What the task requires: Output every line exactly as written. Leave out pictures.

Information supplied:
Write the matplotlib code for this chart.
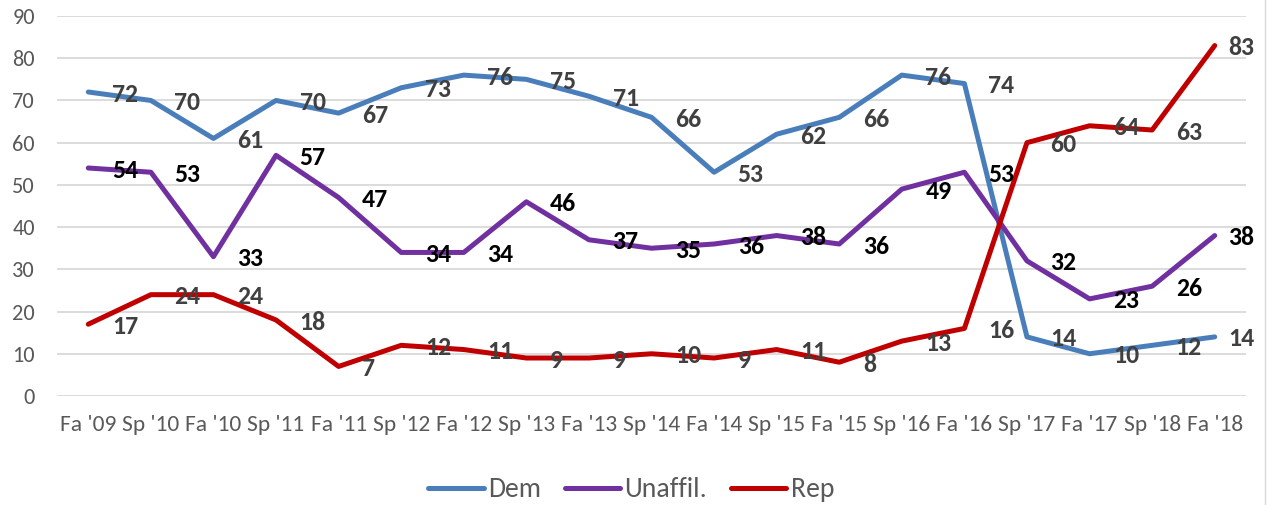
import matplotlib
matplotlib.use("Agg")
import matplotlib.pyplot as plt
from matplotlib.lines import Line2D

plt.rcParams['font.family'] = ['Carlito', 'DejaVu Sans']

categories = ["Fa '09", "Sp '10", "Fa '10", "Sp '11", "Fa '11", "Sp '12", "Fa '12",
              "Sp '13", "Fa '13", "Sp '14", "Fa '14", "Sp '15", "Fa '15", "Sp '16",
              "Fa '16", "Sp '17", "Fa '17", "Sp '18", "Fa '18"]
dem = [72, 70, 61, 70, 67, 73, 76, 75, 71, 66, 53, 62, 66, 76, 74, 14, 10, 12, 14]
unaffil = [54, 53, 33, 57, 47, 34, 34, 46, 37, 35, 36, 38, 36, 49, 53, 32, 23, 26, 38]
rep = [17, 24, 24, 18, 7, 12, 11, 9, 9, 10, 9, 11, 8, 13, 16, 60, 64, 63, 83]
yticks = [0, 10, 20, 30, 40, 50, 60, 70, 80, 90]

series = [
    ("Dem", dem, "#4A7EBB", "#404040"),
    ("Unaffil.", unaffil, "#7030A0", "#000000"),
    ("Rep", rep, "#C00000", "#404040"),
]

fig = plt.figure(figsize=(12.7, 5.05), dpi=100)
ax = fig.add_axes([57 / 1270, 1 - 396 / 505, (1246 - 57) / 1270, (396 - 16) / 505])

x = list(range(len(categories)))
for name, vals, color, lblcolor in series:
    ax.plot(x, vals, color=color, lw=3.6, solid_joinstyle='round',
            solid_capstyle='round', label=name, zorder=3)
for name, vals, color, lblcolor in series:
    for xi, v in zip(x, vals):
        dx = 10 if xi == len(categories) - 1 else 17
        ax.annotate(str(v), (xi, v), xytext=(dx, -1.5), textcoords='offset points',
                    ha='left', va='center', fontsize=18.5, fontweight='bold',
                    color=lblcolor, zorder=4)

ax.set_xlim(-0.5, len(categories) - 0.5)
ax.set_ylim(0, 90)
ax.set_yticks(yticks)
ax.set_xticks(x)
ax.set_xticklabels(categories)
ax.yaxis.grid(True, color='#D9D9D9', lw=1.3, zorder=0)
ax.set_axisbelow(True)
for s in ax.spines.values():
    s.set_visible(False)
ax.tick_params(axis='both', length=0, colors='#595959')
ax.tick_params(axis='x', labelsize=16.8, pad=14)
ax.tick_params(axis='y', labelsize=16, pad=16)

leg = fig.legend(loc='center', bbox_to_anchor=(0.497, 0.03), ncol=3, frameon=False,
                 fontsize=20, handlelength=2.0, handletextpad=0.15, columnspacing=0.85)
for t in leg.get_texts():
    t.set_color('#595959')
for h in leg.get_lines():
    h.set_linewidth(3.6)

fig.add_artist(Line2D([1265 / 1270, 1265 / 1270], [0, 1], color='#D9D9D9', lw=1,
                      transform=fig.transFigure))

fig.savefig("out.png", dpi=100)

Written response:
Write the matplotlib code for this chart.
import matplotlib
matplotlib.use("Agg")
import matplotlib.pyplot as plt
from matplotlib.lines import Line2D

plt.rcParams['font.family'] = ['Carlito', 'DejaVu Sans']

categories = ["Fa '09", "Sp '10", "Fa '10", "Sp '11", "Fa '11", "Sp '12", "Fa '12",
              "Sp '13", "Fa '13", "Sp '14", "Fa '14", "Sp '15", "Fa '15", "Sp '16",
              "Fa '16", "Sp '17", "Fa '17", "Sp '18", "Fa '18"]
dem = [72, 70, 61, 70, 67, 73, 76, 75, 71, 66, 53, 62, 66, 76, 74, 14, 10, 12, 14]
unaffil = [54, 53, 33, 57, 47, 34, 34, 46, 37, 35, 36, 38, 36, 49, 53, 32, 23, 26, 38]
rep = [17, 24, 24, 18, 7, 12, 11, 9, 9, 10, 9, 11, 8, 13, 16, 60, 64, 63, 83]
yticks = [0, 10, 20, 30, 40, 50, 60, 70, 80, 90]

series = [
    ("Dem", dem, "#4A7EBB", "#404040"),
    ("Unaffil.", unaffil, "#7030A0", "#000000"),
    ("Rep", rep, "#C00000", "#404040"),
]

fig = plt.figure(figsize=(12.7, 5.05), dpi=100)
ax = fig.add_axes([57 / 1270, 1 - 396 / 505, (1246 - 57) / 1270, (396 - 16) / 505])

x = list(range(len(categories)))
for name, vals, color, lblcolor in series:
    ax.plot(x, vals, color=color, lw=3.6, solid_joinstyle='round',
            solid_capstyle='round', label=name, zorder=3)
for name, vals, color, lblcolor in series:
    for xi, v in zip(x, vals):
        dx = 10 if xi == len(categories) - 1 else 17
        ax.annotate(str(v), (xi, v), xytext=(dx, -1.5), textcoords='offset points',
                    ha='left', va='center', fontsize=18.5, fontweight='bold',
                    color=lblcolor, zorder=4)

ax.set_xlim(-0.5, len(categories) - 0.5)
ax.set_ylim(0, 90)
ax.set_yticks(yticks)
ax.set_xticks(x)
ax.set_xticklabels(categories)
ax.yaxis.grid(True, color='#D9D9D9', lw=1.3, zorder=0)
ax.set_axisbelow(True)
for s in ax.spines.values():
    s.set_visible(False)
ax.tick_params(axis='both', length=0, colors='#595959')
ax.tick_params(axis='x', labelsize=16.8, pad=14)
ax.tick_params(axis='y', labelsize=16, pad=16)

leg = fig.legend(loc='center', bbox_to_anchor=(0.497, 0.03), ncol=3, frameon=False,
                 fontsize=20, handlelength=2.0, handletextpad=0.15, columnspacing=0.85)
for t in leg.get_texts():
    t.set_color('#595959')
for h in leg.get_lines():
    h.set_linewidth(3.6)

fig.add_artist(Line2D([1265 / 1270, 1265 / 1270], [0, 1], color='#D9D9D9', lw=1,
                      transform=fig.transFigure))

fig.savefig("out.png", dpi=100)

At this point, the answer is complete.